### PROVIDED MATERIAL
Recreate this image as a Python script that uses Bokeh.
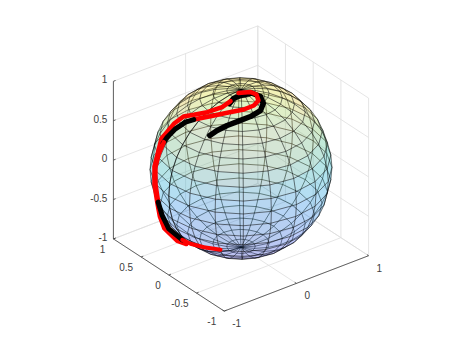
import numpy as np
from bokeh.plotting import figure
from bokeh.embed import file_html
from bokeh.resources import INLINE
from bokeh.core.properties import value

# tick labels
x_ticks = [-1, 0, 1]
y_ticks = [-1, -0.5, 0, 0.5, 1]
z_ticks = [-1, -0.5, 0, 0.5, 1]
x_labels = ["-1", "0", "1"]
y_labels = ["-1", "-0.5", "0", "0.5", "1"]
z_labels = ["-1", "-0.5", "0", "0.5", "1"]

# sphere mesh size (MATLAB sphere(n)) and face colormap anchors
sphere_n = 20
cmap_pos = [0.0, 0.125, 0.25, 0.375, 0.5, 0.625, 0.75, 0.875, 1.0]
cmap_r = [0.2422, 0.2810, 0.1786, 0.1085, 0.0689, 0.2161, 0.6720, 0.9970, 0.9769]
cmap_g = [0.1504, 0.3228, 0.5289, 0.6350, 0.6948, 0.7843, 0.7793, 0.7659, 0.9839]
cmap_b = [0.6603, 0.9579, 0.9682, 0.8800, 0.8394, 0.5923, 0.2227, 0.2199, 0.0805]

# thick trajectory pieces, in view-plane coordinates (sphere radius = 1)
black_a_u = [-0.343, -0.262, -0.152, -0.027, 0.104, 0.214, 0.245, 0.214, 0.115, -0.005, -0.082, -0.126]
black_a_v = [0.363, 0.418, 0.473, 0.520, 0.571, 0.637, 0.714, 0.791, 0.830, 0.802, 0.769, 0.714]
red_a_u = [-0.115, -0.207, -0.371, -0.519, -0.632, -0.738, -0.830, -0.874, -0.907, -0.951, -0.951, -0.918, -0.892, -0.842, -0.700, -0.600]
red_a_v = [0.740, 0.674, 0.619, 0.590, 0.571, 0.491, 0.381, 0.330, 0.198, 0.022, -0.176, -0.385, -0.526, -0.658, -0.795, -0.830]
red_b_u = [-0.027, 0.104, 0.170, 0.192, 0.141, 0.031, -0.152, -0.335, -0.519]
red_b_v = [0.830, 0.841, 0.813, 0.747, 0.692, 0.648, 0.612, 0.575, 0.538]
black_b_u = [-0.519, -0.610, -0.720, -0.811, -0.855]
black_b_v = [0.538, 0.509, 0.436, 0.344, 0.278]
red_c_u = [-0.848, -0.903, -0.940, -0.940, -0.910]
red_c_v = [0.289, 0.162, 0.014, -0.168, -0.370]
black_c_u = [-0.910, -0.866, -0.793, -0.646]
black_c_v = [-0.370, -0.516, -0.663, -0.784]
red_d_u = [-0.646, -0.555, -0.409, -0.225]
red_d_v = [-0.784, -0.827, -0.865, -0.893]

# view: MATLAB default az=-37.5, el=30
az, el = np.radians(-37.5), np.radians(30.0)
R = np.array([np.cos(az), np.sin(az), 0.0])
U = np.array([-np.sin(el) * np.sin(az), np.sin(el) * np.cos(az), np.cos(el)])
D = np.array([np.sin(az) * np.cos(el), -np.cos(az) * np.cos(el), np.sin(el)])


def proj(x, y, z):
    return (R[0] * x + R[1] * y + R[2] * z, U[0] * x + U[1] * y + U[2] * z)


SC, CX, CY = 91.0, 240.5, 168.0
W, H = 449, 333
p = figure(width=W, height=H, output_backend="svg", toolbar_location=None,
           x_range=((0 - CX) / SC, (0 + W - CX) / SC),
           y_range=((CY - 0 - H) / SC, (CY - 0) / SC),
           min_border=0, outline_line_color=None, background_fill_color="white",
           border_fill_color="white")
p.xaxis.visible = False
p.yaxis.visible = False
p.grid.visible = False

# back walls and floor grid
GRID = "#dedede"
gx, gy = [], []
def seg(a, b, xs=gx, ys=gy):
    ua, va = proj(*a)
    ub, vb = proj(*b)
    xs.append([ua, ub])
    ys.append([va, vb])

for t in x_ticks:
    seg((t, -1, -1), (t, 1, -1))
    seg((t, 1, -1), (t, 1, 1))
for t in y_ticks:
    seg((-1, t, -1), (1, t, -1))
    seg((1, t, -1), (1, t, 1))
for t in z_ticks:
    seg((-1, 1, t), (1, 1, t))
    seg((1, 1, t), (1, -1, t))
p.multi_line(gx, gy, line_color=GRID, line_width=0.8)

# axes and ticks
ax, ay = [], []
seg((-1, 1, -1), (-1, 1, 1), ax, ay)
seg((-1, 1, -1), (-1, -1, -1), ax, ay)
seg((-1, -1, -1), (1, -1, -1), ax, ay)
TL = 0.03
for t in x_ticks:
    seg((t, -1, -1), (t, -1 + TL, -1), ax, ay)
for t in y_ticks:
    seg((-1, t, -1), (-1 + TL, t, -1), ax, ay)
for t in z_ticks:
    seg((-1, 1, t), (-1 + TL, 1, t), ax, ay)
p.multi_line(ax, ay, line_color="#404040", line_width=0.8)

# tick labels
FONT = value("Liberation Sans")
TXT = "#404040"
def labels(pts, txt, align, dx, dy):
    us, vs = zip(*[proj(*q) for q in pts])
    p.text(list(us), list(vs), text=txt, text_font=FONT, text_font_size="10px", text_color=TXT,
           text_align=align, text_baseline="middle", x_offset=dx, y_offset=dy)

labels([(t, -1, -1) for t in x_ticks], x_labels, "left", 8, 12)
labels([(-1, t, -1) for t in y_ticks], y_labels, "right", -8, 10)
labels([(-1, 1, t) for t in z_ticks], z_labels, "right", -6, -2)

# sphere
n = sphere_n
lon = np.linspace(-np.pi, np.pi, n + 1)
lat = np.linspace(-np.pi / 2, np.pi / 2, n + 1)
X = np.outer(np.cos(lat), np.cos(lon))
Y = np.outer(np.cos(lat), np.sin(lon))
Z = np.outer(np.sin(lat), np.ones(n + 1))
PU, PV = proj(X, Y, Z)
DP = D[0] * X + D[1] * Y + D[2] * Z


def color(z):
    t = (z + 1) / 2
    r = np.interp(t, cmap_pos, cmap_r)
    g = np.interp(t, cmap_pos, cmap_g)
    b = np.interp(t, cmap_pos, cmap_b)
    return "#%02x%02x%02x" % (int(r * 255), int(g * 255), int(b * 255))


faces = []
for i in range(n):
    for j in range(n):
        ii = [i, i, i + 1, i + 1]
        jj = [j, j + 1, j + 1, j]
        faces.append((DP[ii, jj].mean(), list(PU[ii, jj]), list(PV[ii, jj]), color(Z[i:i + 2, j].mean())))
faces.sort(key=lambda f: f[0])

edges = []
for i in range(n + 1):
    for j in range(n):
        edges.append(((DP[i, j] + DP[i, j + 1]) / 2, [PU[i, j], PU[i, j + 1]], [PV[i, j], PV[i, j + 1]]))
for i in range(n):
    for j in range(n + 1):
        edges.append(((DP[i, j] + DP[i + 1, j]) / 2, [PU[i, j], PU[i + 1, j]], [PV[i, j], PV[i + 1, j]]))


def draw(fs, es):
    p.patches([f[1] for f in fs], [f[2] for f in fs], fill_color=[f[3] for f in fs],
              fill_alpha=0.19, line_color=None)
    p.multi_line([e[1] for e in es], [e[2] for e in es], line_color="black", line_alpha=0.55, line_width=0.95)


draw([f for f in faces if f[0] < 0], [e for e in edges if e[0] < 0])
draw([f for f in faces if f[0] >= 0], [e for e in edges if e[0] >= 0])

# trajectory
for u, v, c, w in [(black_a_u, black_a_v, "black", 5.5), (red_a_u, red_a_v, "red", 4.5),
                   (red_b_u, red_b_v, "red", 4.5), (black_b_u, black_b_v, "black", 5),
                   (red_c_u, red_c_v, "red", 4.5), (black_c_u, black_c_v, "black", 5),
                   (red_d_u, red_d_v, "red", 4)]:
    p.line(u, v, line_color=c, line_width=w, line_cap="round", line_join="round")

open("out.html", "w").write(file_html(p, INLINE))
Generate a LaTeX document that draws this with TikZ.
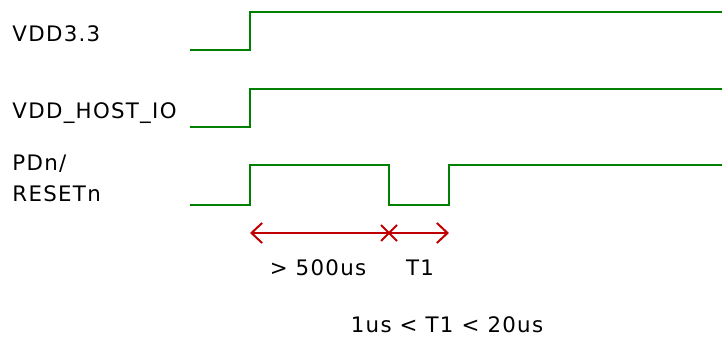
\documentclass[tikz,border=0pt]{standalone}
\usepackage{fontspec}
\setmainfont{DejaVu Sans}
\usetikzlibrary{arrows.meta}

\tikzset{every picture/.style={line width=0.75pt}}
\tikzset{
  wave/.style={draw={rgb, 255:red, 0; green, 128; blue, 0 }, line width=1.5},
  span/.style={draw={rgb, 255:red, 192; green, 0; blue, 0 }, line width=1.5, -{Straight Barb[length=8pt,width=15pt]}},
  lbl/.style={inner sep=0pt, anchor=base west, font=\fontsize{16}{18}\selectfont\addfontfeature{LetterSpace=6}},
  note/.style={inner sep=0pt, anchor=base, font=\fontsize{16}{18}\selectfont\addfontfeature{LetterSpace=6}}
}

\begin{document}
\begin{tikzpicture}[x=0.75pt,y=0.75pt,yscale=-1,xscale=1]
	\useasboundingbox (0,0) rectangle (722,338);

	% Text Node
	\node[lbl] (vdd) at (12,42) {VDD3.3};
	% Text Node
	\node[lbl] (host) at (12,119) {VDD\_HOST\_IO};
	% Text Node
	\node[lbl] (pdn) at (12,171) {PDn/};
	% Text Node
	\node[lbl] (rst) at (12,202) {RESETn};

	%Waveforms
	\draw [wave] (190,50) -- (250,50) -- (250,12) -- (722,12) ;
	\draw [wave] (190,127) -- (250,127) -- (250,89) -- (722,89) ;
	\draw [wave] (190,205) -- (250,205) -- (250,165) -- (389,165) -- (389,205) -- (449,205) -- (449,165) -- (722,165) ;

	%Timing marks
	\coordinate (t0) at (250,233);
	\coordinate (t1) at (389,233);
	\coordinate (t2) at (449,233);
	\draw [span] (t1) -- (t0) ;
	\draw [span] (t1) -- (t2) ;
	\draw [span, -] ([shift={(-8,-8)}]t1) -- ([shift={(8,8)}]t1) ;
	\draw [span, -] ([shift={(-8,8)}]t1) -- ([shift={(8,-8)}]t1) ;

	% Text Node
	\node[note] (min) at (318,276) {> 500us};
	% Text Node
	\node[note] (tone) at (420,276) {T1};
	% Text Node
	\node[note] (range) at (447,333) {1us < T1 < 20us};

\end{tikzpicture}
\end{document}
######
> TASK DIRECTIONS: Could you repeat exactly the lines from the first one of the records above through the line containing "from bokeh.core.properties import value", leaving out any pictures?

> EXERCISE SOLUTION:
Recreate this image as a Python script that uses Bokeh.
import numpy as np
from bokeh.plotting import figure
from bokeh.embed import file_html
from bokeh.resources import INLINE
from bokeh.core.properties import value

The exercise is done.